There are people who are fighting for what's right and what they believe is right. And I've been too chickenshit to say what I think. I've backed down for fear of ruffling feathers. I've kept my mouth shut because I didn't want to step on any toes and tell people that they're wrong and I'm right.

And because I've kept my mouth shut, I've realized that there were a number of wrong things that I was doing. One of them was thinking that I'm always right and that everyone else is always wrong. God knows I'm an opinionated son of a bitch.

But here we are, at a crossroads of life. People are screaming and tearing at each other over something that some of us see as an easy response.

Should gay people be allowed to marry? Or shouldn't they? And it's all boiled down to chicken restaurants, liberals and conservatives choosing sides, and the Muppets declaring their own side.

I firmly stand beside the Muppets. I believe that everyone and anyone should be allowed to be happy, so long as that doesn't hurt other people. I believe that my parents taught me right and wrong and taught me what it means to be a decent human being and not force my beliefs on others and tell them they're wrong. I believe that the family I have continued building throughout my life has helped me to hone these beliefs and keep changing them, growing with them.

I don't think we should argue about freedom of speech. Everyone, including neo-Nazis and other various scum of the Earth, have every right to say what they believe, so long as it doesn't hurt anyone.

But, here's the thing: Gay people are being hurt every single day by this. Sally Ride was gay. She was an American Hero and Hero for Women everywhere. She was. She was gay. She had a partner that didn't get the same rights as any hetero-sexual just because she was in love with another woman. She was a hero and she died knowing that the woman she loved would not be treated with respect.

How horrible is that? To think that a woman who changed the face of the space race and made the world different and gave girls a look inside what it meant to be in a man's world (really, it wasn't, it was just seen that way), to think that this woman was then treated as a second class citizen just because of the person she loved. She loved a woman. Does that make her any less of a hero?

Absolutely not. No fucking way in a million years does that change who she was.

But some people don't agree with that. Some people are terrified when their little boy plays with Barbie dolls and loves the color pink. Some people are horrified when their daughter wants to play softball and brings home their date for the prom, Brittany. Some people are mortified by the sheer idea that their son or daughter who isn't born yet might end up gay that when they are born they do everything in their power to make them straight, only to then lose that child when the child commits suicide or runs away from home, never to be heard from again.

This has to stop. This has to change.

We are a nation of 250 million + people that don't have to be this way.

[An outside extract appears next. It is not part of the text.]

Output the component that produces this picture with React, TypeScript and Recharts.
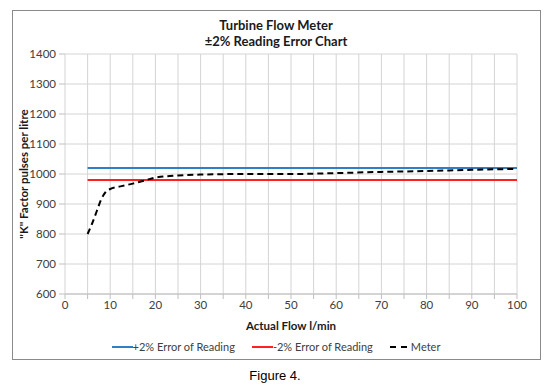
import { LineChart, Line, XAxis, YAxis, CartesianGrid } from 'recharts';

const flowTicks = [0, 5, 10, 15, 20, 25, 30, 35, 40, 45, 50, 55, 60, 65, 70, 75, 80, 85, 90, 95, 100];
const kTicks = [600, 700, 800, 900, 1000, 1100, 1200, 1300, 1400];

const bandFlow = [5, 100];
const upperLimit = [1020, 1020];
const lowerLimit = [980, 980];

const meterFlow = [5, 6, 7, 8, 9, 10, 12, 15, 18, 20, 25, 30, 40, 50, 60, 70, 80, 90, 100];
const meterK = [800, 835, 875, 915, 940, 950, 958, 968, 980, 988, 995, 998, 1000, 1000, 1003, 1007, 1010, 1014, 1017];

const upperData = bandFlow.map((f, i) => ({ flow: f, k: upperLimit[i] }));
const lowerData = bandFlow.map((f, i) => ({ flow: f, k: lowerLimit[i] }));
const meterData = meterFlow.map((f, i) => ({ flow: f, k: meterK[i] }));

const FONT = 'Lato, "Open Sans", sans-serif';
const GRID = '#d4d4d4';

const legendItems = [
  { name: '+2% Error of Reading', color: '#2e7fc8', dash: undefined, w: 21 },
  { name: '-2% Error of Reading', color: '#ff2020', dash: undefined, w: 21 },
  { name: 'Meter', color: '#000000', dash: '6 5', w: 17 },
];

function ChartLegend() {
  return (
    <div style={{ display: 'flex', justifyContent: 'center', gap: 17, fontFamily: FONT, fontSize: 11, lineHeight: '14px', color: '#404040' }}>
      {legendItems.map((item) => (
        <div key={item.name} style={{ display: 'flex', alignItems: 'center' }}>
          <svg width={item.w} height={6} style={{ marginRight: item.dash ? 4 : 0 }}>
            <line x1={0} y1={3} x2={item.w} y2={3} stroke={item.color} strokeWidth={2} strokeDasharray={item.dash} />
          </svg>
          <span>{item.name}</span>
        </div>
      ))}
    </div>
  );
}

export default function App() {
  return (
    <div style={{ position: 'absolute', left: 0, top: 0, width: 550, height: 389, background: '#fff' }}>
      <div style={{ position: 'absolute', left: 12, top: 10, width: 527, height: 348, border: '1px solid #8a8a8a' }} />
      <div style={{ position: 'absolute', left: 12, top: 17, width: 528, textAlign: 'center', fontFamily: FONT, fontWeight: 'bold', fontSize: 13, lineHeight: '16px', color: '#1a1a1a' }}>
        Turbine Flow Meter
        <br />
        ±2% Reading Error Chart
      </div>
      <div style={{ position: 'absolute', left: 0, top: 368, width: 550, textAlign: 'center', fontFamily: '"Liberation Sans", Arial, sans-serif', fontSize: 13, color: '#000' }}>
        Figure 4.
      </div>
      <div
        style={{
          position: 'absolute', left: 23, top: 174, transform: 'translate(-50%, -50%) rotate(-90deg)', whiteSpace: 'nowrap',
          fontFamily: FONT, fontWeight: 'bold', fontSize: 11.5, color: '#1a1a1a',
        }}
      >
        "K" Factor pulses per litre
      </div>
      <div style={{ position: 'absolute', left: 0, top: 0 }}>
        <LineChart width={550} height={389} margin={{ top: 54, right: 33, bottom: 65, left: 20 }}>
          <CartesianGrid stroke={GRID} strokeWidth={1} />
          <XAxis
            dataKey="flow"
            type="number"
            domain={[0, 100]}
            ticks={flowTicks}
            interval={0}
            tickFormatter={(v: number) => (v % 10 === 0 ? String(v) : '')}
            allowDuplicatedCategory={false}
            stroke="#bfbfbf"
            tickSize={5}
            tickMargin={2}
            tick={{ fill: '#404040', fontSize: 11.5, fontFamily: FONT }}
            label={{ value: 'Actual Flow l/min', position: 'insideBottom', offset: -6, style: { fontWeight: 'bold', fontSize: 11.5, fontFamily: FONT, fill: '#1a1a1a' } }}
          />
          <YAxis
            type="number"
            domain={[600, 1400]}
            ticks={kTicks}
            width={45}
            axisLine={false}
            stroke="#bfbfbf"
            tickSize={6}
            tickMargin={3}
            tick={{ fill: '#404040', fontSize: 11.5, fontFamily: FONT }}
          />
          <Line data={upperData} dataKey="k" name="+2% Error of Reading" stroke="#2e7fc8" strokeWidth={2} dot={false} isAnimationActive={false} />
          <Line data={lowerData} dataKey="k" name="-2% Error of Reading" stroke="#ff2020" strokeWidth={2} dot={false} isAnimationActive={false} />
          <Line data={meterData} dataKey="k" name="Meter" type="monotone" stroke="#000" strokeWidth={2} strokeDasharray="6 4" dot={false} isAnimationActive={false} />
        </LineChart>
      </div>
      <div style={{ position: 'absolute', left: 12, top: 340, width: 528 }}>
        <ChartLegend />
      </div>
    </div>
  );
}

Think about the 1950s and 1960s. Think about the Civil Rights movement. Is this a similar time in our lives? It damn well could be. Look to your children in the same room as you and ask yourself, would you want them dead or alive? Would your child being gay be better or worse than them killing themselves?

Are gay people any different from you or me? I'm straight, I love women, but you know what, any single person who is gay is no different than me. They love who they love, they were born with that as part of themselves (whether you want to believe it or not), and they are no different from us. Just like a black person is born black or an Asian is born Asian, gay people are born gay. Some people try to fight the tendencies, some don't.

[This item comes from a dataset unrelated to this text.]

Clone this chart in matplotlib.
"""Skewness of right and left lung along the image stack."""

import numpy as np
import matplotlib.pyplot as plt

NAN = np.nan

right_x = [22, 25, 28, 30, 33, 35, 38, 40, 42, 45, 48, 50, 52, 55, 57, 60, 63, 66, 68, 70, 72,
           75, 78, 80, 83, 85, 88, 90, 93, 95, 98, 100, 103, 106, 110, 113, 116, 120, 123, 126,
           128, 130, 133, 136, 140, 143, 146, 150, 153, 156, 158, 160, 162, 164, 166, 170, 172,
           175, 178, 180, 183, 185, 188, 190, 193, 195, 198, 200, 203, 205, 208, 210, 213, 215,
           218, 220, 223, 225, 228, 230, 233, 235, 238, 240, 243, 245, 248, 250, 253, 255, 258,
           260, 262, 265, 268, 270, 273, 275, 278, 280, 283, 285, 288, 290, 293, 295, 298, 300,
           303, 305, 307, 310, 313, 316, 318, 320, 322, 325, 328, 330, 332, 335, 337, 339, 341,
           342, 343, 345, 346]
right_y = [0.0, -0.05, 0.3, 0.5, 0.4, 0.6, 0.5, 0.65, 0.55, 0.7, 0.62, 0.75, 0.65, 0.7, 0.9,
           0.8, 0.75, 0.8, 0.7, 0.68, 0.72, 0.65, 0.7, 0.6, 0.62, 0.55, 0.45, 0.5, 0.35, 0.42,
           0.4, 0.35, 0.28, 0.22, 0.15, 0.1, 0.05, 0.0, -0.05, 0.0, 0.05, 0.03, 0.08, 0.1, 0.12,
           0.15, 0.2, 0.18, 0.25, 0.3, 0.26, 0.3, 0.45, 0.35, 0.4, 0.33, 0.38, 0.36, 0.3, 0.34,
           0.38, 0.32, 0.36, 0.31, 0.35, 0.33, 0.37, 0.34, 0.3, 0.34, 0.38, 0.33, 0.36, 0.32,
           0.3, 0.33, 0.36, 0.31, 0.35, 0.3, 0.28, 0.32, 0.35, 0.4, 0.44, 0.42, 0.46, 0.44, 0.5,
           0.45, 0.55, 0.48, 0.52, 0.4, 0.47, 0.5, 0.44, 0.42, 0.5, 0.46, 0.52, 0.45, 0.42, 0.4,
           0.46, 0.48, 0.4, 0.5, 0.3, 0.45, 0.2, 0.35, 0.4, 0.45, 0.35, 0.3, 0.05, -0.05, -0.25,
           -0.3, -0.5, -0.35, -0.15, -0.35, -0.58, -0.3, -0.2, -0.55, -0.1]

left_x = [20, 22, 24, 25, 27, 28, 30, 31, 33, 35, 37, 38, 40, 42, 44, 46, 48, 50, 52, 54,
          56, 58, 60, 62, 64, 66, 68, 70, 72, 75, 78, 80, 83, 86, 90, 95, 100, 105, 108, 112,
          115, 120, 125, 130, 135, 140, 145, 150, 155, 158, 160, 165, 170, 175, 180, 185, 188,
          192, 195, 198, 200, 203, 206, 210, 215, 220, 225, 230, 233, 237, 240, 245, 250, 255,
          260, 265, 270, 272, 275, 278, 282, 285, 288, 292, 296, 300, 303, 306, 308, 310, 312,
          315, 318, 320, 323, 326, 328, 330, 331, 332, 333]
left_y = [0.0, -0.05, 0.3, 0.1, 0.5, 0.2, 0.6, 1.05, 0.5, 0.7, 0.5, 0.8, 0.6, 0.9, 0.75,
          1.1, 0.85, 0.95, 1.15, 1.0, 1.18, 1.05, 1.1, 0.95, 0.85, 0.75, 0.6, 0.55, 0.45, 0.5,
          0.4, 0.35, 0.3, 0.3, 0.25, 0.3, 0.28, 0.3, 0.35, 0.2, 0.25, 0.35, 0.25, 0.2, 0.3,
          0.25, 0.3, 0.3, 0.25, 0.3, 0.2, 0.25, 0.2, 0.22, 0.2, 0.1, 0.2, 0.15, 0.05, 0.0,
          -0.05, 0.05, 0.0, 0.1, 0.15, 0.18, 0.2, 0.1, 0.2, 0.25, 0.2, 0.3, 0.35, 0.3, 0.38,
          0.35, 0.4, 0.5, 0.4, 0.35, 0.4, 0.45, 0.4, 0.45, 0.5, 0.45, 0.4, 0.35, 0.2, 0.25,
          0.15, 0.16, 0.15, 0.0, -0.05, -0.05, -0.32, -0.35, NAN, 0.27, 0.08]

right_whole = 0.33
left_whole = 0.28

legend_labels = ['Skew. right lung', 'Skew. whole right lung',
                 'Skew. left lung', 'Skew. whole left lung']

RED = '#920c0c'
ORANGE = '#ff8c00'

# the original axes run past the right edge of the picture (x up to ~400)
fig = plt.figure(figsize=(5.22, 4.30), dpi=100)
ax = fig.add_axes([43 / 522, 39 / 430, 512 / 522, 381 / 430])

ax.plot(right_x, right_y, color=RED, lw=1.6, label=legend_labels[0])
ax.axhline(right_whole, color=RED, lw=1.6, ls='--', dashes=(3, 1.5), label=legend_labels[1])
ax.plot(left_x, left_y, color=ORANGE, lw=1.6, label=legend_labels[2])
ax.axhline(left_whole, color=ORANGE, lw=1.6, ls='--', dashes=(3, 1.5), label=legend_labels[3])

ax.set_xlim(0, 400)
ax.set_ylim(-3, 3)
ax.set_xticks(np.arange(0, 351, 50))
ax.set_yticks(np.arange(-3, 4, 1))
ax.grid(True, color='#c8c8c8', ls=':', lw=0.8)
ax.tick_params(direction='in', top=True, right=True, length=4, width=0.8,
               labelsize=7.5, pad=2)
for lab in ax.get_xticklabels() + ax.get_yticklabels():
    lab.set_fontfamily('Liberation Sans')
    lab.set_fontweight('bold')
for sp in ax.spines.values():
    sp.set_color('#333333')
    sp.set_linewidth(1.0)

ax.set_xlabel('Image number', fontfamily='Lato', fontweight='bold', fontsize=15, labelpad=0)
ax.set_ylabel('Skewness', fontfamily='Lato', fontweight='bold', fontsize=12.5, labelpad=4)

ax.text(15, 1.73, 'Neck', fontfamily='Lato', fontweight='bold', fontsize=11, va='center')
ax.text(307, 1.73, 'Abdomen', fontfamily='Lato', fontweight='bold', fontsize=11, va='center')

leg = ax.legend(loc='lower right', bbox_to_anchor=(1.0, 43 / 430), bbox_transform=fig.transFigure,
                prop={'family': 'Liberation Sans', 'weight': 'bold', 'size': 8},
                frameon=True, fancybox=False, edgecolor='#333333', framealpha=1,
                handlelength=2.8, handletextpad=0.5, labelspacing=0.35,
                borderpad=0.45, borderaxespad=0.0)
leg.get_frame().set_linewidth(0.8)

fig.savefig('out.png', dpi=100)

Most that try to fight the tendencies do so because they think they have to (again, this is just my belief). I know in my heart that if I was gay, my friends and my family would accept me. They wouldn't turn their backs on me. They would fight for me, they would stand up for me, and goddammit, I am sick of people turning their backs on people who need them.

I'm not going away. I've had a rough couple of weeks and a rough year, but I will not turn my back on you. No matter where I am in my life, I will fight for you. I will do everything in my power to help you. And this is if you're gay or straight. This is if you're on the right or the left. This is for everyone.

This is not just for one side or the other. This is for you. You who is reading this post. You who is thinking about their lives right now.

I've fought depression and suicidal thoughts for as long as I can remember, but I will never stop fighting. I won't give up. I won't give up on anything. And I won't give up on you.

So if you are in a place where people are demeaning you because of the person you love, speak up. Tell the world that they're wrong. Tell the world why you love someone. Tell the world what it means to you to be gay or straight. Tell the world your story.

Do not back down.

Do not give up.

Do not stop fighting.

"My life amounts to no more than one drop in a limitless ocean. Yet what is any ocean, but a multitude of drops?"